● **Instructions for the task**: Copy each line of the data below exactly, leaving out pictures.

## Begin Data extract

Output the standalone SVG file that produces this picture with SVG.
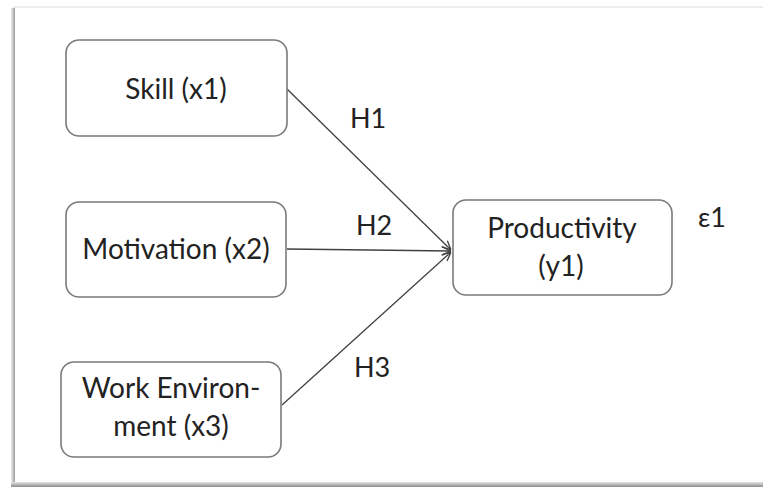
<svg xmlns="http://www.w3.org/2000/svg" width="763" height="487" viewBox="0 0 763 487">
  <defs>
    <linearGradient id="shL" x1="0" y1="0" x2="1" y2="0">
      <stop offset="0" stop-color="#f0f0f0"/>
      <stop offset="1" stop-color="#9a9a9a"/>
    </linearGradient>
    <linearGradient id="shB" x1="0" y1="0" x2="0" y2="1">
      <stop offset="0" stop-color="#e6e6e6"/>
      <stop offset="1" stop-color="#8c8c8c"/>
    </linearGradient>
    <marker id="arr" viewBox="0 0 10 10" refX="10" refY="5" markerWidth="10" markerHeight="10" markerUnits="userSpaceOnUse" orient="auto">
      <path d="M1,1 L10,5 L1,9" fill="none" stroke="#404040" stroke-width="1.3"/>
    </marker>
  </defs>
  <style>
    .box { fill: #ffffff; stroke: #7a7a7a; stroke-width: 1.6; }
    .lbl { font-family: Lato, "Liberation Sans", sans-serif; font-size: 28px; fill: #222222; text-anchor: middle; }
    .hl { font-family: Lato, "Liberation Sans", sans-serif; font-size: 27px; fill: #222222; }
    .conn { stroke: #404040; stroke-width: 1.3; fill: none; marker-end: url(#arr); }
  </style>
  <rect x="0" y="0" width="763" height="487" fill="#ffffff"/>
  <g id="frame">
    <rect x="13" y="6" width="750" height="2" fill="#ededed"/>
    <rect x="11" y="8" width="4" height="478" fill="url(#shL)"/>
    <rect x="11" y="482" width="752" height="5" fill="url(#shB)"/>
  </g>
  <g id="connectors">
    <line class="conn" x1="287" y1="89" x2="451" y2="250"/>
    <line class="conn" x1="287" y1="249" x2="451" y2="251"/>
    <line class="conn" x1="282" y1="405" x2="451" y2="252"/>
    <text class="hl" x="350" y="128">H1</text>
    <text class="hl" x="356" y="235">H2</text>
    <text class="hl" x="354" y="377">H3</text>
  </g>
  <g id="skill">
    <rect class="box" x="66" y="40" width="221" height="96" rx="13"/>
    <text class="lbl" x="176" y="99">Skill (x1)</text>
  </g>
  <g id="motivation">
    <rect class="box" x="66" y="202" width="220" height="95" rx="13"/>
    <text class="lbl" x="176" y="259">Motivation (x2)</text>
  </g>
  <g id="workenv">
    <rect class="box" x="61" y="362" width="220" height="95" rx="13"/>
    <text class="lbl" x="171" y="398">Work Environ-</text>
    <text class="lbl" x="171" y="436">ment (x3)</text>
  </g>
  <g id="productivity">
    <rect class="box" x="453" y="200" width="219" height="95" rx="13"/>
    <text class="lbl" x="562" y="238">Productivity</text>
    <text class="lbl" x="561" y="276">(y1)</text>
  </g>
  <g id="epsilon">
    <text class="hl" x="698" y="227">ε1</text>
  </g>
</svg>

## End Data extract

● **Exercise output**:
Output the standalone SVG file that produces this picture with SVG.
<svg xmlns="http://www.w3.org/2000/svg" width="763" height="487" viewBox="0 0 763 487">
  <defs>
    <linearGradient id="shL" x1="0" y1="0" x2="1" y2="0">
      <stop offset="0" stop-color="#f0f0f0"/>
      <stop offset="1" stop-color="#9a9a9a"/>
    </linearGradient>
    <linearGradient id="shB" x1="0" y1="0" x2="0" y2="1">
      <stop offset="0" stop-color="#e6e6e6"/>
      <stop offset="1" stop-color="#8c8c8c"/>
    </linearGradient>
    <marker id="arr" viewBox="0 0 10 10" refX="10" refY="5" markerWidth="10" markerHeight="10" markerUnits="userSpaceOnUse" orient="auto">
      <path d="M1,1 L10,5 L1,9" fill="none" stroke="#404040" stroke-width="1.3"/>
    </marker>
  </defs>
  <style>
    .box { fill: #ffffff; stroke: #7a7a7a; stroke-width: 1.6; }
    .lbl { font-family: Lato, "Liberation Sans", sans-serif; font-size: 28px; fill: #222222; text-anchor: middle; }
    .hl { font-family: Lato, "Liberation Sans", sans-serif; font-size: 27px; fill: #222222; }
    .conn { stroke: #404040; stroke-width: 1.3; fill: none; marker-end: url(#arr); }
  </style>
  <rect x="0" y="0" width="763" height="487" fill="#ffffff"/>
  <g id="frame">
    <rect x="13" y="6" width="750" height="2" fill="#ededed"/>
    <rect x="11" y="8" width="4" height="478" fill="url(#shL)"/>
    <rect x="11" y="482" width="752" height="5" fill="url(#shB)"/>
  </g>
  <g id="connectors">
    <line class="conn" x1="287" y1="89" x2="451" y2="250"/>
    <line class="conn" x1="287" y1="249" x2="451" y2="251"/>
    <line class="conn" x1="282" y1="405" x2="451" y2="252"/>
    <text class="hl" x="350" y="128">H1</text>
    <text class="hl" x="356" y="235">H2</text>
    <text class="hl" x="354" y="377">H3</text>
  </g>
  <g id="skill">
    <rect class="box" x="66" y="40" width="221" height="96" rx="13"/>
    <text class="lbl" x="176" y="99">Skill (x1)</text>
  </g>
  <g id="motivation">
    <rect class="box" x="66" y="202" width="220" height="95" rx="13"/>
    <text class="lbl" x="176" y="259">Motivation (x2)</text>
  </g>
  <g id="workenv">
    <rect class="box" x="61" y="362" width="220" height="95" rx="13"/>
    <text class="lbl" x="171" y="398">Work Environ-</text>
    <text class="lbl" x="171" y="436">ment (x3)</text>
  </g>
  <g id="productivity">
    <rect class="box" x="453" y="200" width="219" height="95" rx="13"/>
    <text class="lbl" x="562" y="238">Productivity</text>
    <text class="lbl" x="561" y="276">(y1)</text>
  </g>
  <g id="epsilon">
    <text class="hl" x="698" y="227">ε1</text>
  </g>
</svg>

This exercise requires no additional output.